**EXERCISE INSTRUCTIONS:** Make a verbatim copy of the entries below; pictures stay out.
#### SUPPLIED DATA
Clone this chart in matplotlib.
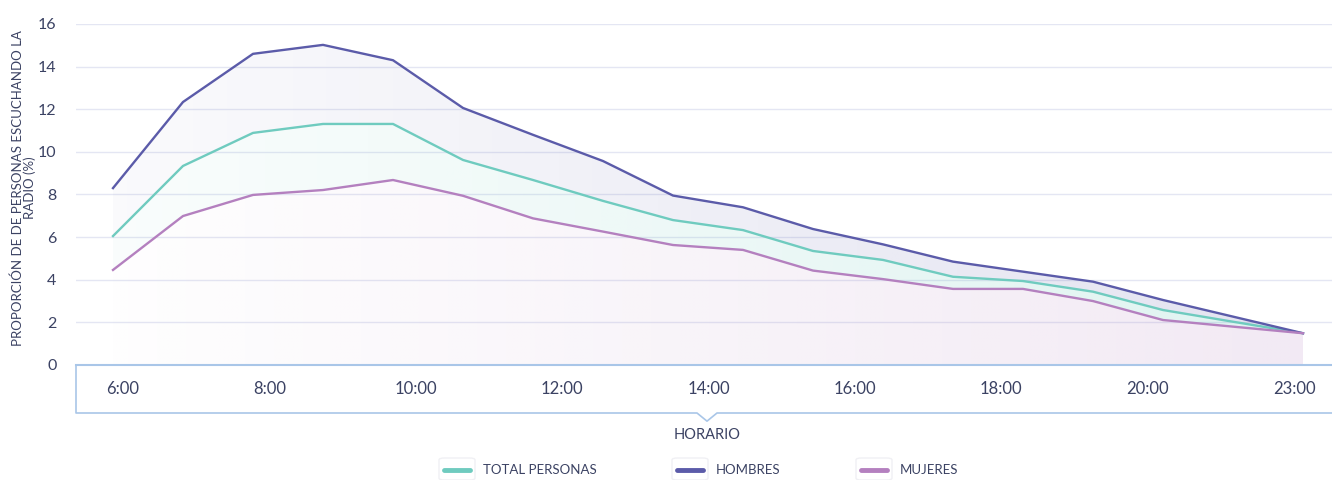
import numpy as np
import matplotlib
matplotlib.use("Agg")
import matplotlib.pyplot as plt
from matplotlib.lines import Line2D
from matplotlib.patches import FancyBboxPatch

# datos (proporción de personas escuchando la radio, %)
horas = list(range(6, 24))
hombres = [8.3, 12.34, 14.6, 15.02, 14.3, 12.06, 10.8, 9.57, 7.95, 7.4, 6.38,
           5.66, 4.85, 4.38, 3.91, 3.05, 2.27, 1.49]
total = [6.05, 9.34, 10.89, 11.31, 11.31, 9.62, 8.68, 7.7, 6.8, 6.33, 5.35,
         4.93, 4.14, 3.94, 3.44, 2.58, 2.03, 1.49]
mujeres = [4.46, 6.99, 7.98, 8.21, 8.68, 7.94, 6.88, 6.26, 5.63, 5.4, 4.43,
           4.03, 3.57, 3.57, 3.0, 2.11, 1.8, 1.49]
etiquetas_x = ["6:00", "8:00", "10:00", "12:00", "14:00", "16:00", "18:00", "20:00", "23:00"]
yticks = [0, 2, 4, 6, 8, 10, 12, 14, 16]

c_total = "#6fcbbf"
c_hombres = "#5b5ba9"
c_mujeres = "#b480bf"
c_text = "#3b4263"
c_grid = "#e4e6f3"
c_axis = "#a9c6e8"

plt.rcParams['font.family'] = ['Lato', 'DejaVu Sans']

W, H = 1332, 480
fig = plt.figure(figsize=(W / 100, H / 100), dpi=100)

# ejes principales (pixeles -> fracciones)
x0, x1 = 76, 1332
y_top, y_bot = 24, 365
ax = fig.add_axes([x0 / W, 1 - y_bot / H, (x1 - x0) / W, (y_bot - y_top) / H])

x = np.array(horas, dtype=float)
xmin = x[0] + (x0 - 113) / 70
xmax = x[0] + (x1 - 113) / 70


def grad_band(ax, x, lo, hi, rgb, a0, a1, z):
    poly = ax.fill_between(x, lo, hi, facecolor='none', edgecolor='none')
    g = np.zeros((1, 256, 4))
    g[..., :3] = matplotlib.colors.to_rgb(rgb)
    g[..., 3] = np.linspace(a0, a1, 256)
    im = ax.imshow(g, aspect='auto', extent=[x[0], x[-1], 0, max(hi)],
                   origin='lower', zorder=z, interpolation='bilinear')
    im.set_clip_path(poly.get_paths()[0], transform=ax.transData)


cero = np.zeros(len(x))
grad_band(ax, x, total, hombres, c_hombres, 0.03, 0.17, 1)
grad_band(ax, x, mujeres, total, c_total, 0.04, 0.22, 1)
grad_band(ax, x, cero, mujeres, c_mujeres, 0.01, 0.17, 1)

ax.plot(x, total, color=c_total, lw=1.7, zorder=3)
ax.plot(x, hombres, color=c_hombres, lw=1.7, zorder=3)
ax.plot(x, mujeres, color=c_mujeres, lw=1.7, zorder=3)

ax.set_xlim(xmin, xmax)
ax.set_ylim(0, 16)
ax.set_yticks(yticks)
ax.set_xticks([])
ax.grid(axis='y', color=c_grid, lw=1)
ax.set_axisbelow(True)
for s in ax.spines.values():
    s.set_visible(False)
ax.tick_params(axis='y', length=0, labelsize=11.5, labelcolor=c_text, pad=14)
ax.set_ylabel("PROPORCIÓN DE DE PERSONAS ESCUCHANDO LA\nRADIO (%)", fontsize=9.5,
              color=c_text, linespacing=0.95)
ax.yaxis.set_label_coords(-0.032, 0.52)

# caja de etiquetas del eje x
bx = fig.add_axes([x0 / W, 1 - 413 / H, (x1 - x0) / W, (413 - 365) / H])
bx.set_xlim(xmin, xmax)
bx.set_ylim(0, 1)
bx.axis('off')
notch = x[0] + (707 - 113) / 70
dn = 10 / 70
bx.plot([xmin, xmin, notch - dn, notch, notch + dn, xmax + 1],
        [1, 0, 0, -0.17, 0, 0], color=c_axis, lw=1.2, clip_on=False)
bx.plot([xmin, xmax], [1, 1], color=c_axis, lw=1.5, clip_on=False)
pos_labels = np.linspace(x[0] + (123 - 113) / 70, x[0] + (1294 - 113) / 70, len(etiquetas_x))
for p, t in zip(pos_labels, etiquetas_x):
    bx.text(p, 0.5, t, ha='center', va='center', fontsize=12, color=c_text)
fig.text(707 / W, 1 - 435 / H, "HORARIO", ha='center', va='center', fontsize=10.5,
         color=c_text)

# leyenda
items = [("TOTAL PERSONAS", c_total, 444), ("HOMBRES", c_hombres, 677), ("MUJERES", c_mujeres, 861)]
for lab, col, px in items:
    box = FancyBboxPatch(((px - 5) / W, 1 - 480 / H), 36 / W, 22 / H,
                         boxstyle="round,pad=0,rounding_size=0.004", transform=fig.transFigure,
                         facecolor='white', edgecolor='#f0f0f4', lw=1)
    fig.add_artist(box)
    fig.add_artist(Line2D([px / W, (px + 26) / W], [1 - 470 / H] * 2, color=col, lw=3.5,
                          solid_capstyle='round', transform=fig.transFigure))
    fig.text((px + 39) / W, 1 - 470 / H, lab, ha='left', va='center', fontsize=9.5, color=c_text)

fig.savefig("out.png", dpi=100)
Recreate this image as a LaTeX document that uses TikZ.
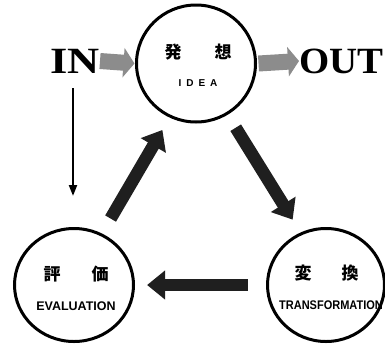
########
**SOLUTION TO THIS PROBLEM:**
Clone this chart in matplotlib.
import numpy as np
import matplotlib
matplotlib.use("Agg")
import matplotlib.pyplot as plt
from matplotlib.lines import Line2D
from matplotlib.patches import FancyBboxPatch

# datos (proporción de personas escuchando la radio, %)
horas = list(range(6, 24))
hombres = [8.3, 12.34, 14.6, 15.02, 14.3, 12.06, 10.8, 9.57, 7.95, 7.4, 6.38,
           5.66, 4.85, 4.38, 3.91, 3.05, 2.27, 1.49]
total = [6.05, 9.34, 10.89, 11.31, 11.31, 9.62, 8.68, 7.7, 6.8, 6.33, 5.35,
         4.93, 4.14, 3.94, 3.44, 2.58, 2.03, 1.49]
mujeres = [4.46, 6.99, 7.98, 8.21, 8.68, 7.94, 6.88, 6.26, 5.63, 5.4, 4.43,
           4.03, 3.57, 3.57, 3.0, 2.11, 1.8, 1.49]
etiquetas_x = ["6:00", "8:00", "10:00", "12:00", "14:00", "16:00", "18:00", "20:00", "23:00"]
yticks = [0, 2, 4, 6, 8, 10, 12, 14, 16]

c_total = "#6fcbbf"
c_hombres = "#5b5ba9"
c_mujeres = "#b480bf"
c_text = "#3b4263"
c_grid = "#e4e6f3"
c_axis = "#a9c6e8"

plt.rcParams['font.family'] = ['Lato', 'DejaVu Sans']

W, H = 1332, 480
fig = plt.figure(figsize=(W / 100, H / 100), dpi=100)

# ejes principales (pixeles -> fracciones)
x0, x1 = 76, 1332
y_top, y_bot = 24, 365
ax = fig.add_axes([x0 / W, 1 - y_bot / H, (x1 - x0) / W, (y_bot - y_top) / H])

x = np.array(horas, dtype=float)
xmin = x[0] + (x0 - 113) / 70
xmax = x[0] + (x1 - 113) / 70


def grad_band(ax, x, lo, hi, rgb, a0, a1, z):
    poly = ax.fill_between(x, lo, hi, facecolor='none', edgecolor='none')
    g = np.zeros((1, 256, 4))
    g[..., :3] = matplotlib.colors.to_rgb(rgb)
    g[..., 3] = np.linspace(a0, a1, 256)
    im = ax.imshow(g, aspect='auto', extent=[x[0], x[-1], 0, max(hi)],
                   origin='lower', zorder=z, interpolation='bilinear')
    im.set_clip_path(poly.get_paths()[0], transform=ax.transData)


cero = np.zeros(len(x))
grad_band(ax, x, total, hombres, c_hombres, 0.03, 0.17, 1)
grad_band(ax, x, mujeres, total, c_total, 0.04, 0.22, 1)
grad_band(ax, x, cero, mujeres, c_mujeres, 0.01, 0.17, 1)

ax.plot(x, total, color=c_total, lw=1.7, zorder=3)
ax.plot(x, hombres, color=c_hombres, lw=1.7, zorder=3)
ax.plot(x, mujeres, color=c_mujeres, lw=1.7, zorder=3)

ax.set_xlim(xmin, xmax)
ax.set_ylim(0, 16)
ax.set_yticks(yticks)
ax.set_xticks([])
ax.grid(axis='y', color=c_grid, lw=1)
ax.set_axisbelow(True)
for s in ax.spines.values():
    s.set_visible(False)
ax.tick_params(axis='y', length=0, labelsize=11.5, labelcolor=c_text, pad=14)
ax.set_ylabel("PROPORCIÓN DE DE PERSONAS ESCUCHANDO LA\nRADIO (%)", fontsize=9.5,
              color=c_text, linespacing=0.95)
ax.yaxis.set_label_coords(-0.032, 0.52)

# caja de etiquetas del eje x
bx = fig.add_axes([x0 / W, 1 - 413 / H, (x1 - x0) / W, (413 - 365) / H])
bx.set_xlim(xmin, xmax)
bx.set_ylim(0, 1)
bx.axis('off')
notch = x[0] + (707 - 113) / 70
dn = 10 / 70
bx.plot([xmin, xmin, notch - dn, notch, notch + dn, xmax + 1],
        [1, 0, 0, -0.17, 0, 0], color=c_axis, lw=1.2, clip_on=False)
bx.plot([xmin, xmax], [1, 1], color=c_axis, lw=1.5, clip_on=False)
pos_labels = np.linspace(x[0] + (123 - 113) / 70, x[0] + (1294 - 113) / 70, len(etiquetas_x))
for p, t in zip(pos_labels, etiquetas_x):
    bx.text(p, 0.5, t, ha='center', va='center', fontsize=12, color=c_text)
fig.text(707 / W, 1 - 435 / H, "HORARIO", ha='center', va='center', fontsize=10.5,
         color=c_text)

# leyenda
items = [("TOTAL PERSONAS", c_total, 444), ("HOMBRES", c_hombres, 677), ("MUJERES", c_mujeres, 861)]
for lab, col, px in items:
    box = FancyBboxPatch(((px - 5) / W, 1 - 480 / H), 36 / W, 22 / H,
                         boxstyle="round,pad=0,rounding_size=0.004", transform=fig.transFigure,
                         facecolor='white', edgecolor='#f0f0f4', lw=1)
    fig.add_artist(box)
    fig.add_artist(Line2D([px / W, (px + 26) / W], [1 - 470 / H] * 2, color=col, lw=3.5,
                          solid_capstyle='round', transform=fig.transFigure))
    fig.text((px + 39) / W, 1 - 470 / H, lab, ha='left', va='center', fontsize=9.5, color=c_text)

fig.savefig("out.png", dpi=100)
Recreate this image as a LaTeX document that uses TikZ.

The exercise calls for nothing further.